How much does your data weigh?

Business Improvement via data metrics

Measurement can be key to improving data. But, there are too many potential measures when it comes to data. Every column, every row, every table, every relationship can be measured. And that does not even get into the possibilities of metadata or data quality. With all these possibilities coming up with a measurement scheme can seem too costly. And without proper focus it will be.

So what to focus on?

The four areas to really need the most focus:

  1. Check if objectives are being met
  2. See how the expected “control points” are changing
  3. Make sure the processes put in place work as intended
  4. Watch to see when sizing and other assumptions will be violated

1. Objective Metrics: Check if objectives are being met

As part of Data Governance it is important the business visit this topic on a regular basis.

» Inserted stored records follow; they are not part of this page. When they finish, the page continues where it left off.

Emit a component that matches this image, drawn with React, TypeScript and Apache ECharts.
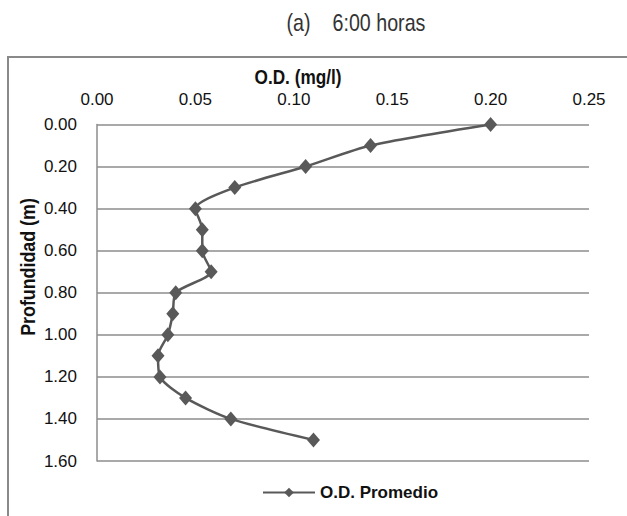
import React, { useEffect, useRef } from "react";
import * as echarts from "echarts";

const depths: number[] = [0, 0.1, 0.2, 0.3, 0.4, 0.5, 0.6, 0.7, 0.8, 0.9, 1.0, 1.1, 1.2, 1.3, 1.4, 1.5];
const odPromedio: number[] = [0.2, 0.139, 0.106, 0.070, 0.050, 0.0535, 0.0535, 0.058, 0.040, 0.0385, 0.036, 0.031, 0.032, 0.045, 0.068, 0.110];
const chartTitle = "(a)    6:00 horas";
const xTitle = "O.D. (mg/l)";
const yTitle = "Profundidad (m)";
const seriesName = "O.D. Promedio";

const FONT = "'Liberation Sans', Arial, sans-serif";

export default function App() {
  const ref = useRef<HTMLDivElement>(null);
  useEffect(() => {
    document.body.style.margin = "0";
    if (!ref.current) return;
    const chart = echarts.init(ref.current, undefined, { renderer: "svg" });
    const data = depths.map((d, i) => [odPromedio[i], d]);
    chart.setOption({
      animation: false,
      backgroundColor: "#ffffff",
      textStyle: { fontFamily: FONT },
      grid: { left: 97, right: 38, top: 124.5, bottom: 55, containLabel: false },
      xAxis: {
        type: "value",
        position: "top",
        min: 0,
        max: 0.25,
        interval: 0.05,
        axisLine: { show: false },
        axisTick: { show: false },
        splitLine: { show: false },
        axisLabel: {
          formatter: (v: number) => v.toFixed(2),
          fontSize: 17,
          color: "#111",
          fontFamily: FONT,
          margin: 17,
        },
      },
      yAxis: {
        type: "value",
        inverse: true,
        min: 0,
        max: 1.6,
        interval: 0.2,
        axisLine: { show: true, lineStyle: { color: "#8c8c8c", width: 1.5 } },
        axisTick: { show: false },
        splitLine: { show: true, lineStyle: { color: "#8c8c8c", width: 1.5 } },
        axisLabel: {
          formatter: (v: number) => v.toFixed(2),
          fontSize: 17,
          color: "#111",
          fontFamily: FONT,
          margin: 20,
        },
      },
      legend: {
        left: 262,
        top: 484,
        padding: 0,
        itemWidth: 52,
        itemHeight: 12,
        itemGap: 5,
        textStyle: { fontSize: 17, fontWeight: "bold", color: "#111", fontFamily: FONT },
        data: [seriesName],
      },
      graphic: [
        {
          type: "rect",
          shape: { x: 8, y: 57, width: 640, height: 480 },
          style: { fill: "none", stroke: "#898989", lineWidth: 2 },
          silent: true,
        },
        {
          type: "text",
          x: 356,
          y: 23,
          scaleX: 0.82,
          style: {
            text: chartTitle,
            fontSize: 24,
            fontFamily: FONT,
            fill: "#333",
            align: "center",
            verticalAlign: "middle",
          },
        },
        {
          type: "text",
          x: 298,
          y: 77,
          scaleX: 0.82,
          style: {
            text: xTitle,
            fontSize: 21,
            fontWeight: "bold",
            fontFamily: FONT,
            fill: "#111",
            align: "center",
            verticalAlign: "middle",
          },
        },
        {
          type: "text",
          x: 27,
          y: 267,
          rotation: Math.PI / 2,
          scaleX: 0.85,
          style: {
            text: yTitle,
            fontSize: 21,
            fontWeight: "bold",
            fontFamily: FONT,
            fill: "#111",
            align: "center",
            verticalAlign: "middle",
          },
        },
      ],
      series: [
        {
          name: seriesName,
          type: "line",
          data,
          smooth: 0.25,
          symbol: "diamond",
          symbolSize: [13, 15],
          lineStyle: { color: "#595959", width: 2.5 },
          itemStyle: { color: "#595959" },
        },
      ],
    });
    return () => chart.dispose();
  }, []);
  return <div ref={ref} style={{ width: 627, height: 516 }} />;
}
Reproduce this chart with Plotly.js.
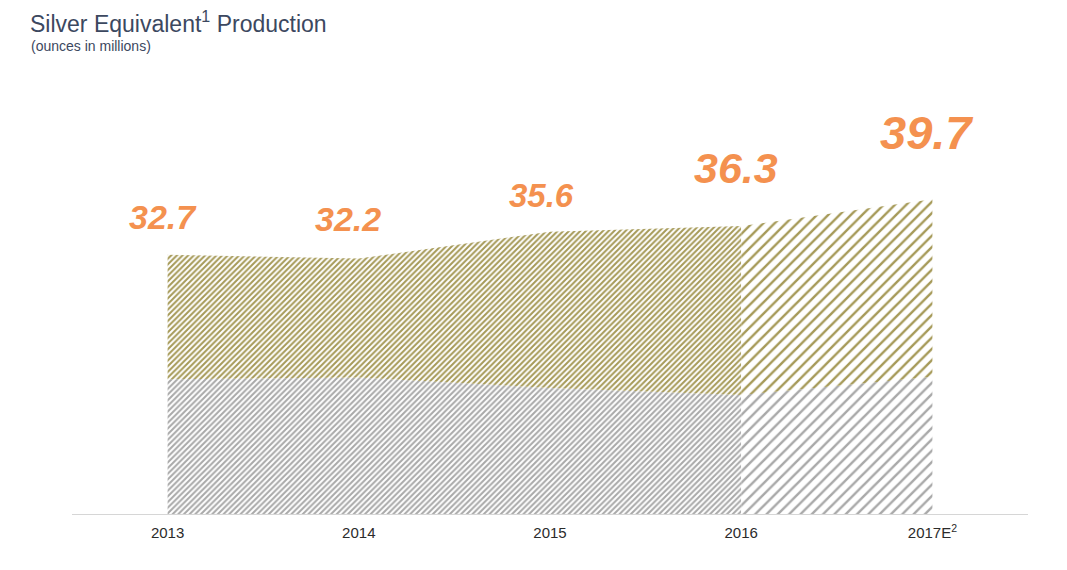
<!DOCTYPE html>
<html>
<head>
<meta charset="utf-8">
<script src="https://cdn.plot.ly/plotly-3.0.1.min.js"></script>
<style>
  html, body { margin: 0; padding: 0; background: #fff; }
  #plot { width: 1067px; height: 570px; }
</style>
</head>
<body>
<div id="plot"></div>
<script>
// silver equivalent production, ounces in millions
var years = ["2013", "2014", "2015", "2016", "2017E"];
var tickLabels = ["2013", "2014", "2015", "2016", "2017E<sup>2</sup>"];
var lowerPart = [17.0, 17.2, 15.9, 15.0, 17.3];   // grey layer
var upperPart = [15.7, 15.0, 19.7, 21.3, 22.4];   // gold layer
var totals = [32.7, 32.2, 35.6, 36.3, 39.7];

var gold = "#a69a58";
var grey = "#a9a9a9";
var orange = "#f4914f";

function hatch(color, size, solid) {
  return {shape: "/", fgcolor: color, bgcolor: "#ffffff", size: size, solidity: solid};
}

// actual years (fine hatch) and the estimate segment (coarse hatch)
var histX = years.slice(0, 4);
var estX = years.slice(3);

var data = [
  {
    x: histX, y: lowerPart.slice(0, 4), stackgroup: "hist",
    mode: "none", fillcolor: "rgba(0,0,0,0)", fillpattern: hatch(grey, 4, 0.5),
    hoverinfo: "skip"
  },
  {
    x: histX, y: upperPart.slice(0, 4), stackgroup: "hist",
    mode: "none", fillcolor: "rgba(0,0,0,0)", fillpattern: hatch(gold, 4, 0.5),
    hoverinfo: "skip"
  },
  {
    x: estX, y: lowerPart.slice(3), stackgroup: "est",
    mode: "none", fillcolor: "rgba(0,0,0,0)", fillpattern: hatch(grey, 8, 0.3),
    hoverinfo: "skip"
  },
  {
    x: estX, y: upperPart.slice(3), stackgroup: "est",
    mode: "none", fillcolor: "rgba(0,0,0,0)", fillpattern: hatch(gold, 8, 0.3),
    hoverinfo: "skip"
  }
];

// label look per year: size and nudge
var labelSize = [34, 34, 33, 43, 47];
var labelDx = [-5, -11, -9, -5, -6];
var labelGap = [17, 19, 16, 32, 38];

// x is given as the category index, year names like "2013" would be read as numbers
var annotations = totals.map(function (v, i) {
  return {
    x: i, y: v, xref: "x", yref: "y",
    text: "<b><i>" + v.toFixed(1) + "</i></b>",
    showarrow: false, xanchor: "center", yanchor: "bottom",
    xshift: labelDx[i], yshift: labelGap[i],
    font: {family: "Liberation Sans, Arial, sans-serif", size: labelSize[i], color: orange}
  };
});

annotations.push({
  text: "(ounces in millions)", xref: "paper", yref: "paper",
  x: -0.0455, y: 1.13, xanchor: "left", yanchor: "middle", showarrow: false,
  font: {family: "Liberation Sans, Arial, sans-serif", size: 14, color: "#3c4860"}
});

var layout = {
  width: 1067,
  height: 570,
  margin: {t: 100, r: 39, b: 56, l: 72},
  paper_bgcolor: "#ffffff",
  plot_bgcolor: "#ffffff",
  showlegend: false,
  title: {
    text: "Silver Equivalent<sup>1</sup> Production",
    x: 30 / 1067, xanchor: "left", xref: "container",
    y: 1 - 24 / 570, yanchor: "middle", yref: "container",
    font: {family: "Liberation Sans, Arial, sans-serif", size: 23, color: "#3c4860"}
  },
  xaxis: {
    type: "category",
    range: [-0.5, 4.5],
    tickvals: years,
    ticktext: tickLabels,
    showgrid: false,
    zeroline: false,
    showline: true,
    linecolor: "#d6d6d6",
    linewidth: 1,
    ticks: "",
    ticklabelstandoff: 5,
    tickfont: {family: "Liberation Sans Narrow, Liberation Sans, sans-serif", size: 15, color: "#2b2b2b"}
  },
  yaxis: {
    range: [0, 52.2],
    visible: false,
    showgrid: false,
    zeroline: false
  },
  annotations: annotations
};

Plotly.newPlot("plot", data, layout, {displayModeBar: false, staticPlot: true});
</script>
</body>
</html>
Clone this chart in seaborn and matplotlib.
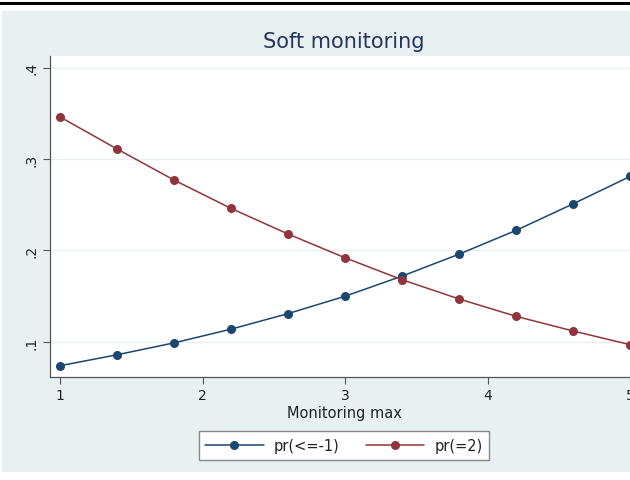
import numpy as np
import pandas as pd
import matplotlib.pyplot as plt
from matplotlib.patches import Rectangle
from matplotlib.lines import Line2D
import seaborn as sns

# Data
monitoring_max = [1.0, 1.4, 1.8, 2.2, 2.6, 3.0, 3.4, 3.8, 4.2, 4.6, 5.0]
pr_le_m1 = [0.074, 0.086, 0.099, 0.114, 0.131, 0.150, 0.172, 0.196, 0.222, 0.251, 0.281]
pr_eq_2 = [0.346, 0.311, 0.277, 0.246, 0.218, 0.192, 0.168, 0.147, 0.128, 0.112, 0.097]
series_names = ["pr(<=-1)", "pr(=2)"]
x_ticks = [1, 2, 3, 4, 5]
y_ticks = [0.1, 0.2, 0.3, 0.4]
y_tick_labels = [".1", ".2", ".3", ".4"]

df = pd.DataFrame({
    "x": monitoring_max * 2,
    "y": pr_le_m1 + pr_eq_2,
    "series": [series_names[0]] * len(monitoring_max) + [series_names[1]] * len(monitoring_max),
})

sns.set_style("white")
plt.rcParams["font.family"] = ["DejaVu Sans"]

BG = "#e9f0f2"
NAVY = "#1a476f"
MAROON = "#90353b"

fig = plt.figure(figsize=(6.3, 4.81), dpi=100, facecolor="white")
W, H = 630, 481

# graph region background and top rule
fig.patches.append(Rectangle((2 / W, 1 - 473 / H), 1, (473 - 12) / H,
                             transform=fig.transFigure, facecolor=BG, edgecolor="none", zorder=-5))
fig.lines.append(Line2D([0, 1], [1 - 4 / H, 1 - 4 / H], transform=fig.transFigure,
                        color="black", linewidth=2.2, zorder=-5))

ax = fig.add_axes([50 / W, 1 - 378 / H, (638 - 50) / W, (378 - 57) / H])
ax.set_facecolor("white")

sns.lineplot(data=df, x="x", y="y", hue="series", palette=[NAVY, MAROON],
             marker="o", markersize=6.5, markeredgewidth=0, linewidth=1.1,
             ax=ax, legend=False, clip_on=False)

ax.set_xlim(0.93, 5.055)
ax.set_ylim(0.0617, 0.4126)
ax.set_xticks(x_ticks)
ax.set_xticklabels([str(t) for t in x_ticks], fontsize=10, color="#222222")
ax.set_yticks(y_ticks)
ax.set_yticklabels(y_tick_labels, fontsize=10, color="#222222", rotation=90, va="center")
ax.grid(axis="y", color=BG, linewidth=1)
ax.tick_params(axis="both", direction="out", length=5, width=0.8, color="#555555", pad=3,
               bottom=True, left=True)

for side in ["top", "right"]:
    ax.spines[side].set_visible(False)
for side in ["left", "bottom"]:
    ax.spines[side].set_color("#555555")
    ax.spines[side].set_linewidth(0.9)

ax.set_xlabel("Monitoring max", fontsize=10.5, color="#222222", labelpad=2)
ax.set_ylabel("")
fig.text(344 / W, 1 - 48 / H, "Soft monitoring", ha="center", va="baseline",
         fontsize=15, color="#26355a")

handles = [Line2D([0], [0], color=c, marker="o", markersize=6.5, markeredgewidth=0, linewidth=1.1)
           for c in [NAVY, MAROON]]
leg = fig.legend(handles, series_names, loc="center", bbox_to_anchor=(344 / W, 1 - 446.5 / H),
                 ncol=2, frameon=True, fancybox=False, framealpha=1, fontsize=10.5,
                 handlelength=4.0, columnspacing=1.8, handletextpad=0.7, borderpad=0.45)
leg.get_frame().set_edgecolor("#888888")
leg.get_frame().set_linewidth(1.0)
for t in leg.get_texts():
    t.set_color("#222222")

fig.savefig("out.png", dpi=100)
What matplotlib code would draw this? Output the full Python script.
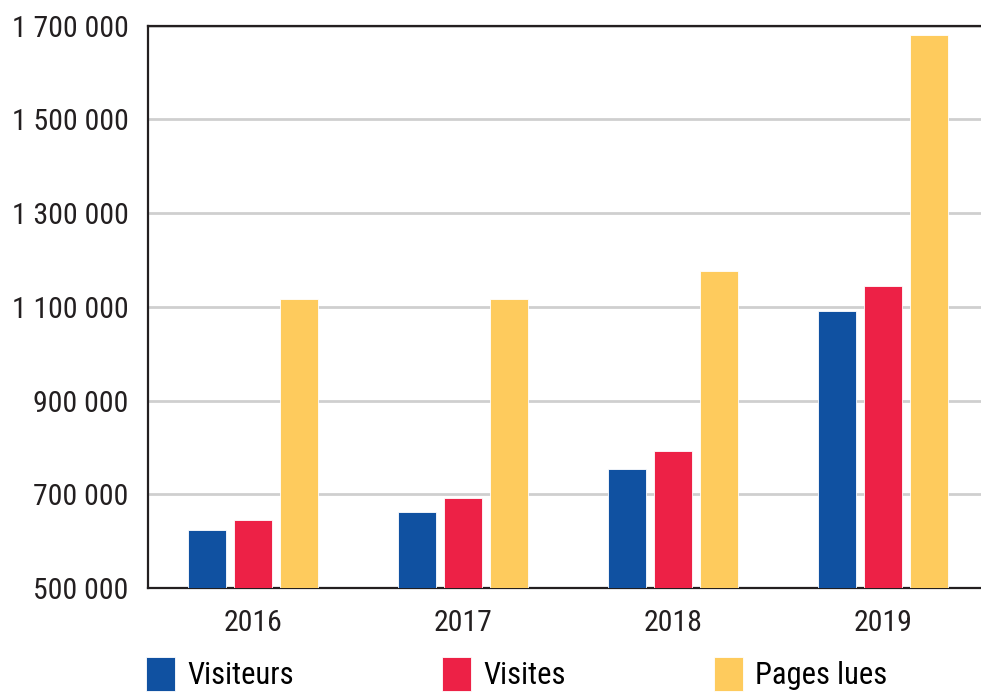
import matplotlib
matplotlib.use("Agg")
import matplotlib.pyplot as plt
import numpy as np

years = ["2016", "2017", "2018", "2019"]
visiteurs = [624000, 663000, 753000, 1092000]
visites = [646000, 692000, 792000, 1145000]
pages_lues = [1116000, 1116000, 1177000, 1680000]
series_names = ["Visiteurs", "Visites", "Pages lues"]
colors = ["#1051A1", "#ED2146", "#FECB5D"]
y_ticks = [500000, 700000, 900000, 1100000, 1300000, 1500000, 1700000]

plt.rcParams["font.family"] = ["Roboto Condensed", "Liberation Sans Narrow", "Roboto", "DejaVu Sans"]

fig = plt.figure(figsize=(9.81, 6.95), dpi=100)
ax = fig.add_axes([0.151, 0.154, 0.849, 0.809])

x = np.arange(len(years))
width = 0.18
offsets = [-0.219, 0.0, 0.219]
for vals, off, col, name in zip([visiteurs, visites, pages_lues], offsets, colors, series_names):
    ax.bar(x + off, vals, width, bottom=0, color=col, edgecolor="white",
           linewidth=0.6, label=name, zorder=3)

ax.set_ylim(500000, 1700000)
ax.set_xlim(-0.5, 3.467)
ax.set_yticks(y_ticks)
ax.set_yticklabels(["{:,}".format(v).replace(",", " ") for v in y_ticks])
ax.set_xticks(x)
ax.set_xticklabels(years)
ax.tick_params(axis="both", length=0, labelsize=21.5, colors="#231f20")
ax.tick_params(axis="y", pad=14)
ax.tick_params(axis="x", pad=15)

ax.grid(axis="y", color="#cfcfcf", linewidth=2, zorder=0)
ax.set_axisbelow(True)
for side in ["left", "bottom", "top"]:
    ax.spines[side].set_linewidth(1.6)
    ax.spines[side].set_color("#231f20")
ax.spines["right"].set_visible(False)

fig.legend(loc="lower left", bbox_to_anchor=(0.136, -0.012), ncol=3, frameon=False,
           fontsize=22, handlelength=0.95, handleheight=1.35, handletextpad=0.4,
           columnspacing=4.85, borderaxespad=0)

fig.savefig("out.png", dpi=100)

Here are some examples of objectives I have discussed with clients recently

  • Reducing the time it takes to onboard a new customer / product / location
  • Reduce bounced communications (e.g. mailings, emails, phone calls, …)
  • Improve Customer response (e.g. conversion rate, click throughs, ..)
  • Improve Compliance (e.g. Know The Customer, Physician Spend, Conflict Minerals, …)

There are many other examples I could give, but in all cases this is one of the key areas to measure. As much as possible these items should measured based on historic data so that a baseline can be created to obtain a before and after view.

Any new data governance initiatives (e.g. an MDM or data cleansing implementation) need to have identified requirements expected to be met. As these requirements are developed the corresponding metrics to measure success should also be created. Then the data governance team should review these metrics going forward compared to historic data.

2. “Control Point” Metrics: See how the expected “control points” are changing

“Control points” just refers to the data elements that are expected to actually effect the objectives. For example in the case on on boarding a customer, what are the data elements that would slow down the process. This could be an invalid addresses, duplicate entries in the SFA tool, missing phone number, etc. Each of the potential causes would be a “control point” and should be measured.

Each new data project should included a design that showing what data changes need to occur to meet the requirements / goals. As these designs are created metrics should be identified to measure. Note these may be direct data, i.e. counting the customer records with and without a home phone. Other may be metadata, i.e. counting missing field descriptions for customer data sources. The data governance team should review control point metrics along with the business objective measurements.

3. Process Metrics: Make sure the processes put in place are working as intended

As new processes and systems are put in place it important to measure the activity of these systems. Like the control point metrics the process metrics need to be based on the design work for data projects. These metrics will ensure the design is meeting functional and non-functional requirements. They are a key way on ensuring SLAs are met.

Process metrics are also likely to be specific to underlying technology choices. For example user of the Informatica MDM Hub can use a product like the Hub Analyzer by GlobalSoft (http://www.globalss.com/mdmsol_hubanalyzer ). Tools like this can be vital in tracking day to day operations and help in tuning system configuration. Process metrics should be collected and review as early in the development cycle as possible to create baselines. Process metrics should be reviewed by the operation team on a regular basis. The data governance team should track if process metrics are varying unexpectedly.

4. Assumption Metrics: Watch to see when sizing and other assumptions will be violated

As part of the design process key assumptions should be collected. These should also be turned into metrics to ensure that the assumption are met. Collecting and reviewing these metrics will allow more proactive planning if trends so they will be violated at some point. A common example of this is sign assumptions. These metrics should be reviewed by the operations team and the data governance team as any projections show limits begin exceeded.

By focusing on a few metrics in each of these four areas will allow a data governance team to make sure data initiatives are on track and to identify new opportunities.

I am not suggesting these are the only metrics. There should be someone always looking at new potential metrics that are not part of the initial design. For these it is key to take a good “data science” approach and understand what actions the potential metrics suggest. If an action can’t be determined more need to be done.

To help discover new metrics it is best that key data assets be organized in such a way that meta data, data changes and other operations can be measured at points of time in the future. In other words design data repositories, both “Big Data” and “small data”, to be measured as potential “control points” in the future.